***** Dataset excerpt

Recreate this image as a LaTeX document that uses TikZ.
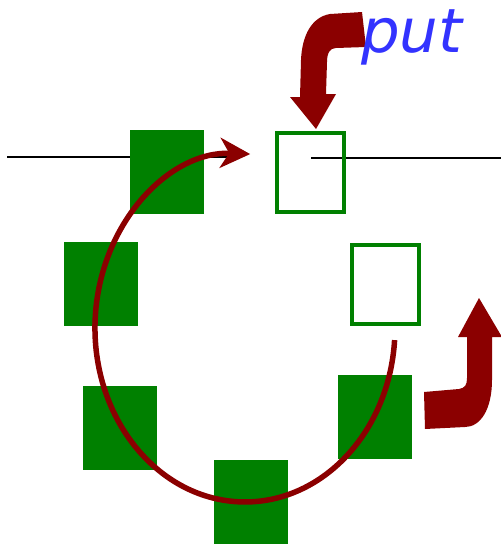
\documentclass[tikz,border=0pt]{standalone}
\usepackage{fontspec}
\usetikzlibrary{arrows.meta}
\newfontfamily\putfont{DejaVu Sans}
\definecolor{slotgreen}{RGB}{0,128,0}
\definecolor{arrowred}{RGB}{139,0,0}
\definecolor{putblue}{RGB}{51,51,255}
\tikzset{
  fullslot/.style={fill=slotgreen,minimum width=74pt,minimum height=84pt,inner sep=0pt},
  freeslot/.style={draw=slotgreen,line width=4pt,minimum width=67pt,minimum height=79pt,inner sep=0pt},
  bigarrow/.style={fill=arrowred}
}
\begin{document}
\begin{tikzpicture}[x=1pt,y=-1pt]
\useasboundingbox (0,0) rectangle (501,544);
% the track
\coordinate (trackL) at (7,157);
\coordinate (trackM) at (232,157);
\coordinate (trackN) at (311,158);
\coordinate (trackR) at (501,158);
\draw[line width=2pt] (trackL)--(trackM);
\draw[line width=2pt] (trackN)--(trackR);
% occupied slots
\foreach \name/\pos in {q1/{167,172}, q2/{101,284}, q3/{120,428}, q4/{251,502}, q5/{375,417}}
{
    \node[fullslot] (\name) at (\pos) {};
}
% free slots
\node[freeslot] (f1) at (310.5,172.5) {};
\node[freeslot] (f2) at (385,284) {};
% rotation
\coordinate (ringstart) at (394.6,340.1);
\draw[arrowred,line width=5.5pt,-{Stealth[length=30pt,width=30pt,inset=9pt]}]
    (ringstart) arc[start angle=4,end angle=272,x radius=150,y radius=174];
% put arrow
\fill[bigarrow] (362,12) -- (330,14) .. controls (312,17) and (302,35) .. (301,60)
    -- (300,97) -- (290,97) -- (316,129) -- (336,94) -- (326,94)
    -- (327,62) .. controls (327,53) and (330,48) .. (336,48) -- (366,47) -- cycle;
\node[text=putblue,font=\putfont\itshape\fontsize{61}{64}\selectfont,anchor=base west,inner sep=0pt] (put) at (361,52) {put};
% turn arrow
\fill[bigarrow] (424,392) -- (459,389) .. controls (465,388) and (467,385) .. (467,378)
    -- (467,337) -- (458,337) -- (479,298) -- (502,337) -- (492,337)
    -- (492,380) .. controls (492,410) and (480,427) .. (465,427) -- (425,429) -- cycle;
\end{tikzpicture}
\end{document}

**********

Your task:
Please write out all of the material above without changing a word, and omit any pictures.

Expected output:
Recreate this image as a LaTeX document that uses TikZ.
\documentclass[tikz,border=0pt]{standalone}
\usepackage{fontspec}
\usetikzlibrary{arrows.meta}
\newfontfamily\putfont{DejaVu Sans}
\definecolor{slotgreen}{RGB}{0,128,0}
\definecolor{arrowred}{RGB}{139,0,0}
\definecolor{putblue}{RGB}{51,51,255}
\tikzset{
  fullslot/.style={fill=slotgreen,minimum width=74pt,minimum height=84pt,inner sep=0pt},
  freeslot/.style={draw=slotgreen,line width=4pt,minimum width=67pt,minimum height=79pt,inner sep=0pt},
  bigarrow/.style={fill=arrowred}
}
\begin{document}
\begin{tikzpicture}[x=1pt,y=-1pt]
\useasboundingbox (0,0) rectangle (501,544);
% the track
\coordinate (trackL) at (7,157);
\coordinate (trackM) at (232,157);
\coordinate (trackN) at (311,158);
\coordinate (trackR) at (501,158);
\draw[line width=2pt] (trackL)--(trackM);
\draw[line width=2pt] (trackN)--(trackR);
% occupied slots
\foreach \name/\pos in {q1/{167,172}, q2/{101,284}, q3/{120,428}, q4/{251,502}, q5/{375,417}}
{
    \node[fullslot] (\name) at (\pos) {};
}
% free slots
\node[freeslot] (f1) at (310.5,172.5) {};
\node[freeslot] (f2) at (385,284) {};
% rotation
\coordinate (ringstart) at (394.6,340.1);
\draw[arrowred,line width=5.5pt,-{Stealth[length=30pt,width=30pt,inset=9pt]}]
    (ringstart) arc[start angle=4,end angle=272,x radius=150,y radius=174];
% put arrow
\fill[bigarrow] (362,12) -- (330,14) .. controls (312,17) and (302,35) .. (301,60)
    -- (300,97) -- (290,97) -- (316,129) -- (336,94) -- (326,94)
    -- (327,62) .. controls (327,53) and (330,48) .. (336,48) -- (366,47) -- cycle;
\node[text=putblue,font=\putfont\itshape\fontsize{61}{64}\selectfont,anchor=base west,inner sep=0pt] (put) at (361,52) {put};
% turn arrow
\fill[bigarrow] (424,392) -- (459,389) .. controls (465,388) and (467,385) .. (467,378)
    -- (467,337) -- (458,337) -- (479,298) -- (502,337) -- (492,337)
    -- (492,380) .. controls (492,410) and (480,427) .. (465,427) -- (425,429) -- cycle;
\end{tikzpicture}
\end{document}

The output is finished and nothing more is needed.